Scenario A (No Baler):

Loose scrap price from yard: $180/ton

Truck holds 10 tons of loose scrap. 2 trips per month.

Monthly Revenue: 20 tons * $180 = $3,600

Labor & freight costs are higher.

Scenario B (With Baler):

Baled scrap price: $210/ton (premium for clean bale)

Same weight (20 tons) now fits in 1 truckload.

Monthly Revenue: 20 tons * $210 = $4,200

Direct Gross Increase: +$600/month or +$7,200/year.

Additional Savings: 50% reduction in freight costs, significant labor/time savings, reclaimed floor space.

Payback Period: If the baler costs $36,000, the direct gross increase alone ($7,200/yr) suggests a ~5-year payback. When you factor in hard savings on freight and labor, the payback period often shortens to 2-3 years.


Who Benefits Most? (Profit Potential Ranking)

Scrap Metal Recycling Yards: Essential core equipment. Their entire business model relies on buying loose, processing (baling, shearing), and selling dense. Profit is the spread between buy and sell price, maximized by the baler.

Large-Volume Generators: Automotive plants, appliance manufacturers, demolition contractors, major metal fabricators. They see fast ROI through freight savings, space recovery, and higher sell prices.

Medium-Sized Industrial Businesses: Machine shops, warehouses, smaller manufacturers. Profitability depends on consistent volume. A vertical baler is often a perfect fit.

Small Businesses/Auto Salvage Yards: May struggle with the upfront cost.
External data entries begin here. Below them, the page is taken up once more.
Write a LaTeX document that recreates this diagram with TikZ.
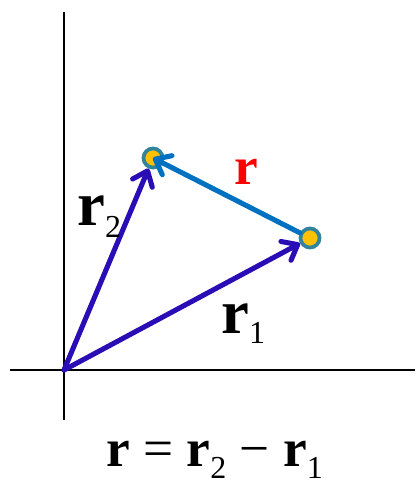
\documentclass[tikz,border=0pt]{standalone}
\usepackage{fontspec}
\setmainfont{Liberation Serif}
\usetikzlibrary{arrows.meta}
\definecolor{vecblue}{HTML}{2A0DB5}
\definecolor{rblue}{HTML}{0070C0}
\definecolor{ptfill}{HTML}{FFC000}
\definecolor{ptedge}{HTML}{31849B}
\newcommand{\bigfont}{\fontsize{47}{47}\selectfont}
\newcommand{\eqfont}{\fontsize{40}{40}\selectfont}
\newcommand{\subfont}{\fontsize{24}{24}\selectfont}
\newcommand{\mysub}[2]{\raisebox{-#1}{\subfont #2}}
\begin{document}
\begin{tikzpicture}[x=0.75pt,y=-0.75pt,
  axis/.style={line width=1.5pt,black},
  pt/.style={circle,draw=ptedge,fill=ptfill,line width=2.8pt,minimum size=14.3pt,inner sep=0pt},
  vec/.style={line width=3.8pt,line cap=round,-{Straight Barb[length=10pt,width=16pt,line cap=round,line join=round]}},
  lab/.style={inner sep=0pt,anchor=base west}]
\useasboundingbox (0,0) rectangle (415,484);
\coordinate (O) at (64,370);
\coordinate (ytop) at (64,12);
\coordinate (ybot) at (64,420);
\coordinate (xl) at (10,370);
\coordinate (xr) at (415,370);
\draw[axis] (ybot) -- (ytop);
\draw[axis] (xl) -- (xr);
\node[pt] (p2) at (153,158) {};
\node[pt] (p1) at (310,238) {};
\draw[vec,rblue] (p1) -- (p2.center);
\draw[vec,vecblue] (O) -- (p2);
\draw[vec,vecblue] (O) -- (p1);
\node[lab,text=red] (lr) at (234,185) {\eqfont\bfseries r};
\node[lab] (lr2) at (77,225) {\bigfont\bfseries r\mysub{9.5pt}{\mdseries 2}};
\node[lab] (lr1) at (221,333) {\bigfont\bfseries r\mysub{7.5pt}{\mdseries 1}};
\node[lab] (eq) at (106,466) {\eqfont{\bfseries r} = {\bfseries r}\mysub{9.5pt}{2} − {\bfseries r}\mysub{9.5pt}{1}};
\end{tikzpicture}
\end{document}
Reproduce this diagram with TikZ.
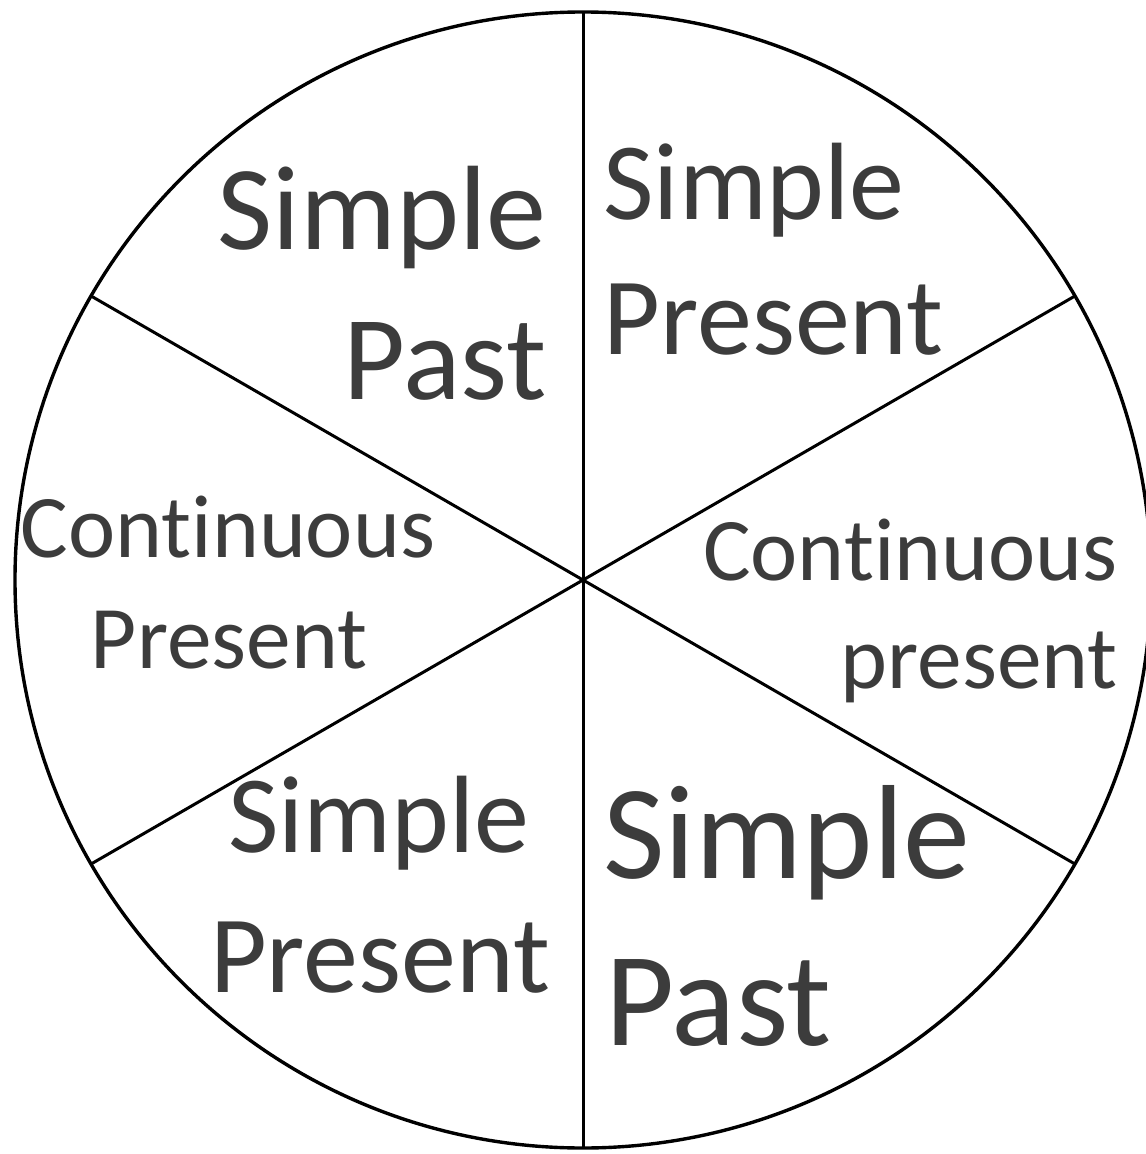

Profitability hinges on generating enough consistent volume to justify the investment. Sometimes a shared community baler or using a mobile baling service is more feasible.


Critical Success Factors for Profit:

Consistent Volume: You need enough raw scrap to keep the baler running efficiently.

Material Type: Balers work best for sheet metal, turnings, cans, and light structural. They are not for crushing cars or shearing thick beams (that's a shear or crusher).

Market Knowledge: Understanding the price spread between loose and baled material in your region.

Operational Discipline: Properly sorting metals (e.g., keeping steel separate from aluminum) before baling preserves value. A contaminated bale loses value.


Conclusion

The profit from a Metal Scrap Baler doesn't come from the machine itself, but from the value it unlocks in your scrap material. The primary profit drivers are:

The premium price for densified, furnace-ready material.

The dramatic reduction in logistics and handling costs.

For any business generating 5+ tons of loose scrap metal per week, investing in a baler is almost always a highly profitable strategic decision with a clear ROI, not just an equipment purchase. The key is to audit your scrap flow, calculate your current costs and losses, and model the improved revenue and savings a baler would bring to your specific operation.